Soon after the news broke on Tuesday that Pakistan's Supreme Court had ousted Prime Minister Yousuf Raza Gilani, the U.S. news media went into overdrive.
"Political instability rises," blared the New York Times. "Turmoil in Pakistan," proclaimed the Associated Press. "Pakistan's highest court plunges country into uncertainty," declared Time. And the American Interest warned that "Pakistan's descent into political chaos is picking up speed."
Fears abounded of worst-case scenarios. Some predicted the government would resist the Supreme Court's order, leading to government paralysis. Others warned that supporters of the ruling Pakistan People's Party (PPP) would take to the streets. Still others suggested Pakistan's powerful army would feel a need to intervene to restore order.
In fact, there's little reason to assume any of these scenarios will come to pass. The Supreme Court decision was controversial and of dubious legality, yet the situation could have been a lot worse.
Much credit is owed to Islamabad. It quickly accepted the Supreme Court's decision, and has indicated it will name a new prime minister by the end of this week. Additionally, leaders of Pakistan's major political parties have wisely called on their supporters to accept the verdict and to refrain from protest. For several days, Pakistan's streets have swelled with demonstrators agitating -- some violently -- against the country's rampant power outages. A new wave of protestors would have dramatically intensified this unrest.
In Washington, there is concern that the loss of Gilani jeopardizes U.S. negotiations with Pakistan over reopening NATO supply routes closed since late last year, and over ending the war in Afghanistan. Yet such worries are unwarranted. Gilani's replacement should be in place in a matter of days, and his cabinet -- including a key U.S. interlocutor, foreign minister Hina Rabbani Khar -- will be reinstated, so long as each member takes a new oath of office. Additionally, the most important Pakistani participants in any negotiations with Washington -- Army officials -- are unaffected by Gilani's departure.
There is, however, good reason to worry about what lies beyond the immediate horizon. First, Pakistan's fractious governing coalition may be hard-pressed to reach consensus on a new prime minister. Second, once in office, the premier will likely be pressured by the Supreme Court to do the very thing Gilani refused to do, and which ultimately got him fired -- ask Switzerland to re-open a corruption case against Pakistani President Asif Ali Zardari. Swiss authorities have actually suggested they wouldn't revive the case if asked (due to statutes of limitations and presidential immunity), but Pakistan's chief justice, Iftikhar Muhammad Chaudhry, will not be deterred. Chaudhry harbors a deep dislike of Zardari. This is because when Pervez Musharraf was president, he ousted Chaudhry as chief justice, and when Zardari took power, he refused to reinstate him. (Zardari, who later relented, feared that Chaudhry, if reinstated, would pursue legal charges against Zardari -- and this is exactly what he did.)
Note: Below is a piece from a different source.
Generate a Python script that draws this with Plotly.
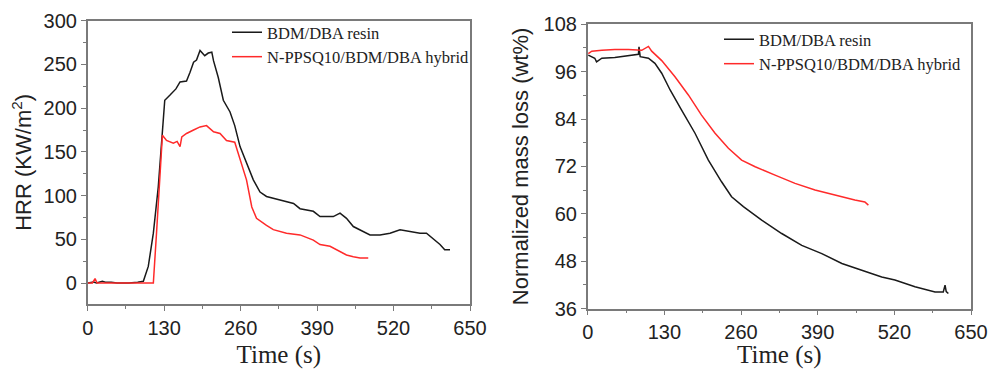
import plotly.graph_objects as go

# ---- HRR panel data ----
hrr_resin_t = [0, 10, 15, 25, 30, 40, 50, 70, 85, 94.6, 103, 111.6, 120, 128.6, 131, 140, 150, 157, 168, 174, 180, 185, 191, 199, 205, 211, 214, 222, 230.6, 242, 250, 259, 270, 281.6, 293, 304, 327, 350, 361, 383.6, 395, 417.6, 429, 440, 451.6, 468.6, 480, 497, 514, 531, 548, 565, 576, 587.5, 599, 607, 616]
hrr_resin_v = [0, 1, 0, 2, 1, 1, 0, 0, 1, 2, 19, 57, 110, 197, 209, 215, 222, 230, 231, 241, 252.5, 255, 266, 260, 263, 264, 254, 235, 209, 195.6, 180, 156, 137, 118, 104, 99, 95, 91, 85, 82, 76, 76, 80, 74, 64.6, 59, 55, 55, 57, 61, 59, 57, 57, 51, 44, 38, 38]

hrr_hyb_t = [0, 8, 12.5, 16, 30, 60, 90, 108.8, 111.6, 117, 123, 127, 134, 145.6, 152, 157, 160, 168, 180, 191, 202, 214, 225, 236, 250, 259, 270, 279, 287, 304, 315.6, 338, 361, 383.6, 395, 412, 429, 440, 451.6, 463, 477]
hrr_hyb_v = [0, 0, 5, 0, 0, 0, 0, 0, 0, 57, 133, 169, 163, 160, 162, 156, 167, 171, 175, 178.5, 180, 173, 171, 163, 161, 140.5, 118, 87, 74, 66, 61, 57, 55, 49, 44, 42, 36, 32, 30, 28.5, 28.5]

# ---- Mass loss panel data ----
mass_resin_t = [1, 12, 15, 24, 46, 80, 86, 87, 89, 103, 114, 125.5, 140, 159, 182, 204.6, 227, 244, 264, 295, 329, 363, 397, 431, 465, 498.6, 521, 555, 589, 603, 606, 608, 611.6]
mass_resin_v = [100.2, 99.4, 98.5, 99.4, 99.6, 100.2, 100.4, 102.3, 99.8, 99.4, 98.1, 95.6, 91.3, 86.3, 80.4, 73.6, 68.1, 64.3, 61.8, 58.4, 55.0, 52.0, 49.9, 47.4, 45.7, 44.0, 43.2, 41.5, 40.2, 40.2, 41.9, 40.3, 39.8]

mass_hyb_t = [1, 7, 24, 46, 69, 91.6, 103, 108.5, 125.5, 148, 170.7, 193, 216, 238.6, 261, 284, 317.7, 351.6, 385.5, 419.5, 453, 470, 476]
mass_hyb_v = [100.6, 101.2, 101.4, 101.6, 101.6, 101.4, 102.4, 101.2, 98.8, 94.7, 90.1, 85.0, 80.4, 76.6, 73.6, 71.9, 69.8, 67.7, 66.0, 64.7, 63.5, 63.0, 62.2]

x_ticks = [0, 130, 260, 390, 520, 650]
hrr_ticks = [0, 50, 100, 150, 200, 250, 300]
mass_ticks = [36, 48, 60, 72, 84, 96, 108]

BLACK = "#1a1a1a"
RED = "#ff2a2a"
FRAME = "#7a7a7a"
SANS = "Liberation Sans, Arial, sans-serif"
SERIF = "Liberation Serif, Times New Roman, serif"

fig = go.Figure()
fig.add_trace(go.Scatter(x=hrr_resin_t, y=hrr_resin_v, mode="lines", name="BDM/DBA resin",
                         line=dict(color=BLACK, width=1.5), xaxis="x", yaxis="y", legend="legend"))
fig.add_trace(go.Scatter(x=hrr_hyb_t, y=hrr_hyb_v, mode="lines", name="N-PPSQ10/BDM/DBA hybrid",
                         line=dict(color=RED, width=1.5), xaxis="x", yaxis="y", legend="legend"))
fig.add_trace(go.Scatter(x=mass_resin_t, y=mass_resin_v, mode="lines", name="BDM/DBA resin",
                         line=dict(color=BLACK, width=1.5), xaxis="x2", yaxis="y2", legend="legend2"))
fig.add_trace(go.Scatter(x=mass_hyb_t, y=mass_hyb_v, mode="lines", name="N-PPSQ10/BDM/DBA hybrid",
                         line=dict(color=RED, width=1.5), xaxis="x2", yaxis="y2", legend="legend2"))

W, H = 990, 369

def axis_common():
    return dict(showline=True, linecolor=FRAME, linewidth=1.5, mirror=True,
                ticks="outside", ticklen=5, tickwidth=1.2, tickcolor=FRAME,
                showgrid=False, zeroline=False, automargin=False,
                tickfont=dict(family=SANS, size=20, color="#222"))

xa = axis_common()
xa.update(domain=[87.7 / W, 470 / W], range=[0, 650], tickvals=x_ticks, anchor="y",
          minor=dict(ticks="outside", ticklen=3, dtick=65, tickcolor=FRAME),
          title=dict(text="Time (s)", font=dict(family=SERIF, size=25, color="#222"), standoff=9))
ya = axis_common()
ya.update(domain=[1 - 304 / H, 1 - 20.7 / H], range=[-24, 300], tickvals=hrr_ticks, anchor="x",
          minor=dict(ticks="outside", ticklen=3, dtick=25, tick0=0, tickcolor=FRAME),
          title=dict(text="HRR (KW/m<sup>2</sup>)", font=dict(family=SANS, size=22, color="#222"), standoff=6))
xa2 = axis_common()
xa2.update(domain=[587.7 / W, 971 / W], range=[0, 650], tickvals=x_ticks, anchor="y2",
           minor=dict(ticks="outside", ticklen=3, dtick=65, tickcolor=FRAME),
           title=dict(text="Time (s)", font=dict(family=SERIF, size=25, color="#222"), standoff=9))
ya2 = axis_common()
ya2.update(domain=[1 - 308.5 / H, 1 - 24.3 / H], range=[36, 108], tickvals=mass_ticks, anchor="x2",
           minor=dict(ticks="outside", ticklen=3, dtick=6, tick0=36, tickcolor=FRAME),
           title=dict(text="Normalized mass loss (wt%)", font=dict(family=SANS, size=22, color="#222"), standoff=9))

leg_font = dict(family=SERIF, size=16.5, color="#222")
fig.update_layout(
    width=W, height=H,
    margin=dict(l=0, r=0, t=0, b=0),
    paper_bgcolor="white", plot_bgcolor="white",
    xaxis=xa, yaxis=ya, xaxis2=xa2, yaxis2=ya2,
    legend=dict(x=227 / W, y=1 - 15 / H, xanchor="left", yanchor="top", font=leg_font,
                bgcolor="rgba(0,0,0,0)", tracegroupgap=0, itemwidth=30),
    legend2=dict(x=719 / W, y=1 - 22 / H, xanchor="left", yanchor="top", font=leg_font,
                 bgcolor="rgba(0,0,0,0)", tracegroupgap=0, itemwidth=30),
)

fig.write_html("out.html", config={"displayModeBar": False},
               post_script="document.body.style.margin='0';")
The next prime minister would likely take Gilani's lead and refuse to go to the Swiss. He or she would justify this decision by invoking Zardari's presidential immunity, but the real rationale would be political. Chaudhry, an icon of Pakistan's pro-democracy movement during the Musharraf era, is now increasingly unpopular with common Pakistanis, many of whom regard him as just another member of the country's vendetta-driven, corrupt elite (Chaudhry's family is currently embroiled in a scandal over shady financial dealings with a real estate tycoon). For this reason, defying Chaudhry once again would be well-received in the court of public opinion.
A new executive/judiciary confrontation could easily arise, raising troubling questions. Would the Supreme Court bring charges against the new prime minister, threaten to remove him or her, and, given the precedent set this week, follow through on such a threat? Would such actions imperil the holding of elections, which must occur by March? And how would the military -- which many believe is cheering the Supreme Court on -- respond to all this?
If the Supreme Court restrains itself until after the elections, some of these anxieties may be alleviated. Yet the elections themselves are a major concern. Pakistan's chief opposition figure, Nawaz Sharif, responded to Tuesday's announcement by calling for early elections. However, given the unpopularity of Zardari and the PPP, the government has little incentive to push for polls before March 2013.
Ultimately, however, the most tragic consequence of the Supreme Court verdict is that it effectively sidelines another, and arguably more important, crisis of power in Pakistan: the energy crisis. With temperatures soaring and power outages lasting up to 20 hours a day, businesses are shuttering and Pakistanis are hot and angry -- as evidenced by this week's riots.
The takeaway? Pakistan's political elite fight amongst themselves, oblivious to -- or uninterested in -- the plight of the masses. It's a sad yet basic reality about Pakistan since its independence.